Key Baltimore senators on Wednesday voted to endorse a series of legislative amendments designed to win the Maryland General Assembly’s approval of an armed Johns Hopkins police force.
Baltimore’s Senate delegation voted to endorse amendments to legislation authorizing a Hopkins force that would limit the areas officers can patrol, require a quarter of the officers to live in the city and subject the private university’s police to public information requests, among other requirements.
Sen. Antonio Hayes, a West Baltimore Democrat who is chairman of the city’s Senate delegation, said he was hopeful the amendments would help speed up a vote on the proposed force.
Hayes argued that the delegation needs to move beyond the Hopkins debate to free up senators to focus on what he considers more pressing issues, such as the future of the Pimlico Race Course and legislation to provide $1 billion more in funding for improving Maryland’s public schools.
“There are so many other things for us to consider this legislative session,” Hayes said. “I would like to either approve or reject this Hopkins bill so we can get on to the more important things that affect the citizens of Baltimore.”
With the city’s six-member Senate delegation taking different positions on the bill, its success or failure could come down to a single Baltimore senator’s vote. The rest of the Senate is likely to defer to the delegation’s wishes.
Hayes scheduled a voting session on the Hopkins legislation for Thursday afternoon.
Baltimore Sens. Mary Washington and Jill P. Carter have expressed concerns about the bill, arguing that it’s a dangerous precedent to empower a private entity with police powers.
But Sen. Shirley Nathan-Pulliam — who represents both the city and Baltimore County — has indicated tepid support. Hayes and Sen. Cory V. McCray of East Baltimore have said they would be open to supporting the bill, but only if it is amended.
McCray has said the force needs to hire from within Baltimore and must be restricted in where it can patrol. He has called addressing his objections “non-negotiable.”
The university employs a private security force of roughly 1,000 people to monitor its Homewood campus in North Baltimore and the medical campus that surrounds Johns Hopkins Hospital in East Baltimore.
The proposed university police department of about 100 officers would replace a unit of armed, off-duty Baltimore Police Department and sheriff’s deputies that Hopkins pays to patrol near the campuses.
Maryland law allows public institutions to operate police departments, including Coppin State University, Morgan State University and the University of Baltimore. Hopkins — as a private institution — is not currently authorized to have such a force.
The Hopkins bill — named the Community Safety and Strengthening Act — would require the state to provide $3.5 million for city youth programs and another $1 million for the YouthWorks summer jobs program. It also calls for the Hopkins police force to establish at least one Police Athletic League center in Baltimore.

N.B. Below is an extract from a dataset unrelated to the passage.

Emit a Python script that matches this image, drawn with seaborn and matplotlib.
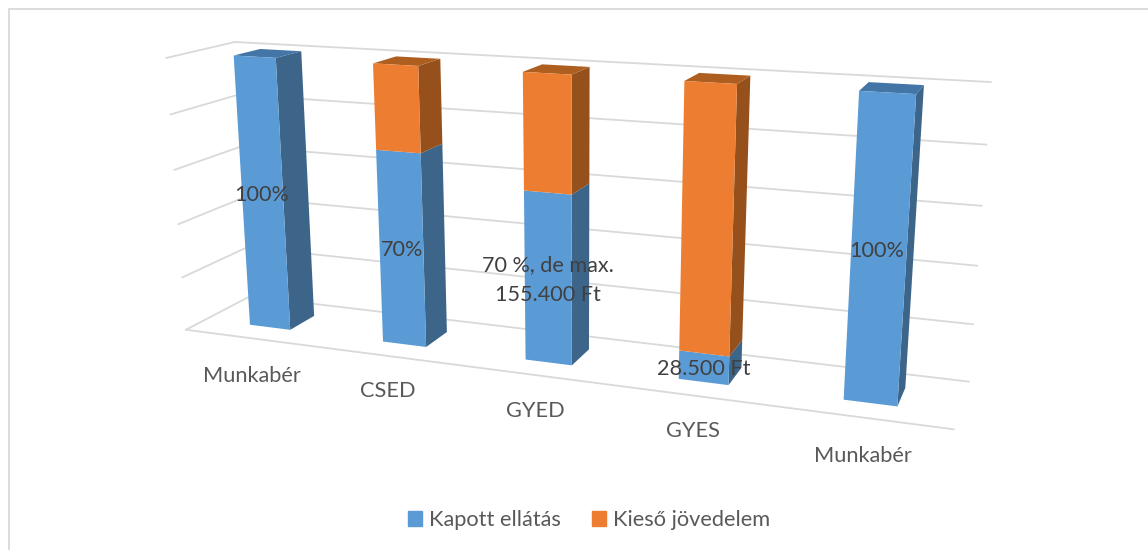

The bill also mandates the state contribute $10 million for capital spending on community development projects.
On Wednesday, the city senators voted to endorse a series of amendments aimed at making the bill palatable to McCray and Hayes.
The senators voted to endorse amendments from Hayes to require Hopkins police wear body cameras and comply with the Maryland Public Information Act, including requests to see complaints of misconduct against officers.
They also voted to endorse Hayes’ amendment to bar the university from shielding officers from lawsuits using government-immunity arguments.
The senators also voted to support amendments from McCray that would limit the number of officers on the Hopkins force to 100 and require an accountability board overseeing the force to be confirmed by the Senate.
The amendments would restrict Hopkins police patrols to its three Baltimore campuses: the Homewood campus, the Peabody Institute and the East Baltimore medical campus. The force would only be allowed to patrol nearby if the university gains support from neighboring community associations. Officers could, however, respond to an urgent public safety emergency near the campus, the amendments state.
Even as the delegation moved ahead with the bill, Washington and Carter asked to delay the vote.
“We're giving a private entity police powers,” Washington said. “Nobody else has this in the state of Maryland. We're trying to be very careful.”
Washington’s proposals to amend the legislation to require funding for Morgan State University and more civilian oversight of the Hopkins force were rejected by a majority of the delegation.
“I realize there is a desire from some people to rush this through,” Carter said. “I am not one of those people.”